Пусть не подумают Валины папа и мама, что я осуждаю их за плохое поведение ребенка. Я-то знаю, как они стараются. Легко ли воспитать единственного ребенка, сверхчувствительного, возбудимого, с активным темпераментом? Дать ему волю — будет своевольным, непослушным, распущенным; постоянно одергивать и наказывать — будет безвольным и пассивным. Как найти меру? Кто может научить этому? Мера всегда индивидуальна, нельзя ее научно вычислить, найти алгоритм: как, когда, насколько наказать... Воспитание сродни искусству. У художника есть своя техника, правила, каноны искусства; но самое главное совершается в таинстве творчества. Когда оно свершилось, можно “поверить алгеброй гармонию”, но самому творчеству эта алгебра не поможет. Мера в искусстве воспитания — и самое главное, и самое трудное. Но вернемся к Вале.
До “разбойничьей серии” Валя прислал мне рисунок, в котором заяц храбро целится в страшного волка. Я поняла: это он про себя. После зайца — разбойники.
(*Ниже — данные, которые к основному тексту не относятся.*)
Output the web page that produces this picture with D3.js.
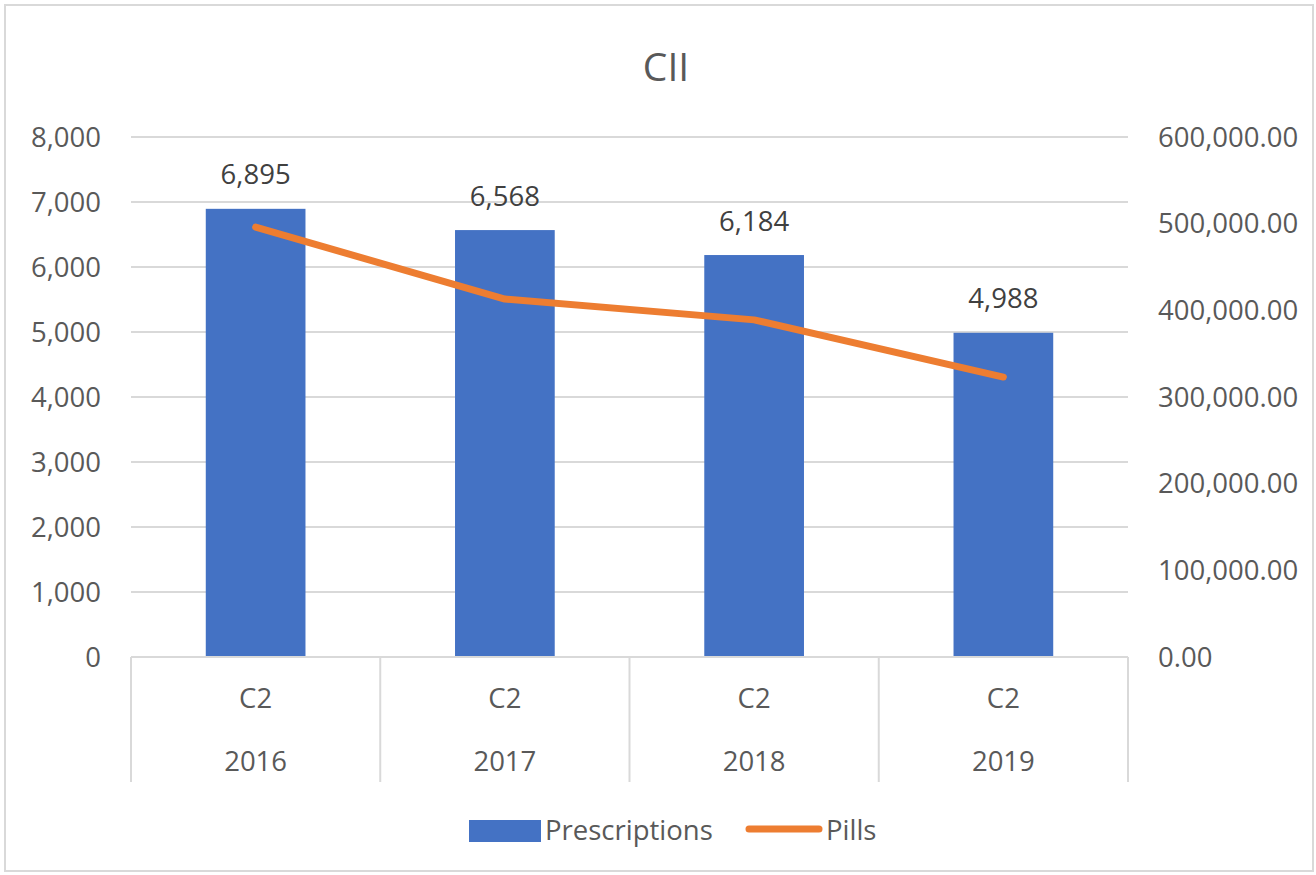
<html>
<head>
<script src="https://cdn.jsdelivr.net/npm/d3@7"></script>
<style>
  body { margin: 0; background: #fff; }
  text { font-family: "Open Sans", Lato, sans-serif; fill: #595959; }
</style>
</head>
<body>
<div id="chart"></div>
<script>
const years = ["2016", "2017", "2018", "2019"];
const classLabels = ["C2", "C2", "C2", "C2"];
const prescriptions = [6895, 6568, 6184, 4988];
const pills = [496000, 413000, 389000, 323000];
const leftTicks = [0, 1000, 2000, 3000, 4000, 5000, 6000, 7000, 8000];
const rightTicks = [0, 100000, 200000, 300000, 400000, 500000, 600000];

const w = 1316, h = 875;
const plotL = 131, plotR = 1128, plotT = 137, plotB = 657;
const fs = 27.5;

const svg = d3.select("#chart").append("svg")
  .attr("width", w).attr("height", h);

svg.append("rect")
  .attr("x", 5).attr("y", 5).attr("width", w - 8).attr("height", h - 9)
  .attr("fill", "#fff").attr("stroke", "#d9d9d9").attr("stroke-width", 2);

const x = d3.scaleBand().domain(years).range([plotL, plotR]);
const yL = d3.scaleLinear().domain([0, 8000]).range([plotB, plotT]);
const yR = d3.scaleLinear().domain([0, 600000]).range([plotB, plotT]);

// gridlines
svg.append("g").selectAll("line").data(leftTicks).join("line")
  .attr("x1", plotL).attr("x2", plotR)
  .attr("y1", d => yL(d)).attr("y2", d => yL(d))
  .attr("stroke", "#d9d9d9").attr("stroke-width", 2);

// left axis labels
const fmtL = d3.format(",");
svg.append("g").selectAll("text").data(leftTicks).join("text")
  .attr("x", 101).attr("y", d => yL(d))
  .attr("dy", "0.35em").attr("text-anchor", "end")
  .attr("font-size", fs).text(d => fmtL(d));

// right axis labels
const fmtR = d3.format(",.2f");
svg.append("g").selectAll("text").data(rightTicks).join("text")
  .attr("x", 1158).attr("y", d => yR(d))
  .attr("dy", "0.35em").attr("text-anchor", "start")
  .attr("font-size", fs).text(d => fmtR(d));

// bars
const bw = x.bandwidth() * 0.4;
svg.append("g").selectAll("rect").data(prescriptions).join("rect")
  .attr("x", (d, i) => x(years[i]) + x.bandwidth() / 2 - bw / 2)
  .attr("y", d => yL(d))
  .attr("width", bw)
  .attr("height", d => plotB - yL(d))
  .attr("fill", "#4472c4");

// data labels
svg.append("g").selectAll("text").data(prescriptions).join("text")
  .attr("x", (d, i) => x(years[i]) + x.bandwidth() / 2)
  .attr("y", d => yL(d) - 34)
  .attr("dy", "0.35em")
  .attr("text-anchor", "middle").attr("font-size", fs)
  .style("fill", "#404040")
  .text(d => fmtL(d));

// category axis
const axisG = svg.append("g");
axisG.append("line")
  .attr("x1", plotL).attr("x2", plotR).attr("y1", plotB).attr("y2", plotB)
  .attr("stroke", "#d9d9d9").attr("stroke-width", 2);
const seps = years.map(d => x(d)).concat([plotR]);
axisG.selectAll("line.sep").data(seps).join("line")
  .attr("class", "sep")
  .attr("x1", d => d).attr("x2", d => d)
  .attr("y1", plotB).attr("y2", 782)
  .attr("stroke", "#d9d9d9").attr("stroke-width", 2);
axisG.selectAll("text.cls").data(classLabels).join("text")
  .attr("class", "cls")
  .attr("x", (d, i) => x(years[i]) + x.bandwidth() / 2)
  .attr("y", 698).attr("dy", "0.35em")
  .attr("text-anchor", "middle").attr("font-size", fs).text(d => d);
axisG.selectAll("text.yr").data(years).join("text")
  .attr("class", "yr")
  .attr("x", d => x(d) + x.bandwidth() / 2)
  .attr("y", 761).attr("dy", "0.35em")
  .attr("text-anchor", "middle").attr("font-size", fs).text(d => d);

// pills line
const line = d3.line()
  .x((d, i) => x(years[i]) + x.bandwidth() / 2)
  .y(d => yR(d));
svg.append("path").datum(pills)
  .attr("d", line)
  .attr("fill", "none").attr("stroke", "#ed7d31")
  .attr("stroke-width", 7).attr("stroke-linecap", "round")
  .attr("stroke-linejoin", "round");

// title
svg.append("text")
  .attr("x", 666).attr("y", 67).attr("dy", "0.35em")
  .attr("text-anchor", "middle").attr("font-size", 39)
  .text("CII");

// legend
const lg = svg.append("g");
lg.append("rect").attr("x", 469).attr("y", 820).attr("width", 72).attr("height", 22)
  .attr("fill", "#4472c4");
lg.append("text").attr("x", 545).attr("y", 830).attr("dy", "0.35em")
  .attr("font-size", fs).text("Prescriptions");
lg.append("line").attr("x1", 749).attr("x2", 819).attr("y1", 829).attr("y2", 829)
  .attr("stroke", "#ed7d31").attr("stroke-width", 7).attr("stroke-linecap", "round");
lg.append("text").attr("x", 826).attr("y", 830).attr("dy", "0.35em")
  .attr("font-size", fs).text("Pills");
</script>
</body>
</html>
Всякий скажет, если ребенку нравятся разбойники, это тревожный сигнал: следуя такому идеалу, он может вырасти хулиганом и даже правонарушителем. Да, но Валя не говорил, что хочет стать разбойником: он хочет играть разбойников на сцене. Но почему же все-таки разбойников? Потому что они сильные, ловкие, смелые! А почему же тогда не героев, не богатырей, не добрых молодцев? А потому что разбойники не боятся делать то, что запрещают. А Валя этого боится больше всего. Он хочет быть сильным, ловким, смелым, но ему нельзя лазать на деревья, кататься с горки и играть с Петькой. Разбойником он и не мечтает стать, потому что мама с папой не разрешат. Но играть разбойников на сцене; как папа играет в театре, — это можно: и свободой насладишься, и никто не накажет. Разбойник для Вали — идеал смелости, независимости от власти старших, выражение протеста против этой власти. За этим негативным идеалом стоит истинно духовное стремление к свободе и развитию мужества.
Попробуйте побыть хотя бы один день в роли вашего единственного ребенка — и вам захочется устроить себе разгрузочный день: “Праздник непослушания”. Если в семье несколько детей, они найдут себе отдушину, да и родительский воспитательный пыл соответственно распределится. А тут он со всем запалом тревожности обрушивается на единственное любимое чадо, для которого это может оказаться непосильным. Как бы эта психическая нагрузка не привела к неврозу или еще более тяжкому душевному срыву. Хорошо, что у ребенка есть воображение и игра, где он может хоть в какой-то мере разрядить накопленное нервное напряжение.
За лето Валя вырос и возмужал. В деревне ему разрешили целыми днями играть с детьми без взрослых. Я попросила нарисовать, что он захочет. Валя нарисовал пузатого человечка, сверху — шляпа, на животе — пуговки: отсчитал по пять пальцев на каждой руке и в одну руку вложил шпагу. “Это — разбойник, —пояснил он. — Они мне очень нравятся”. — “Какой же это разбойник? — удивилась я. — Это же мушкетер!” — “Кто-кто?” — “Мушкетер: он ходит со шпагой, чтобы сражаться с разбойниками и спасать прекрасных дам”. Валя чуть подумал и спокойно согласился: “Ну, пусть — мушкетер”.
Я вспомнила прежний рисунок: страшный лохматый человечек в кого-то стрелял. Над головой разбойника улыбалось солнце: ничего, это пройдет, только, пожалуйста, разрешите Вале расти мужчиной!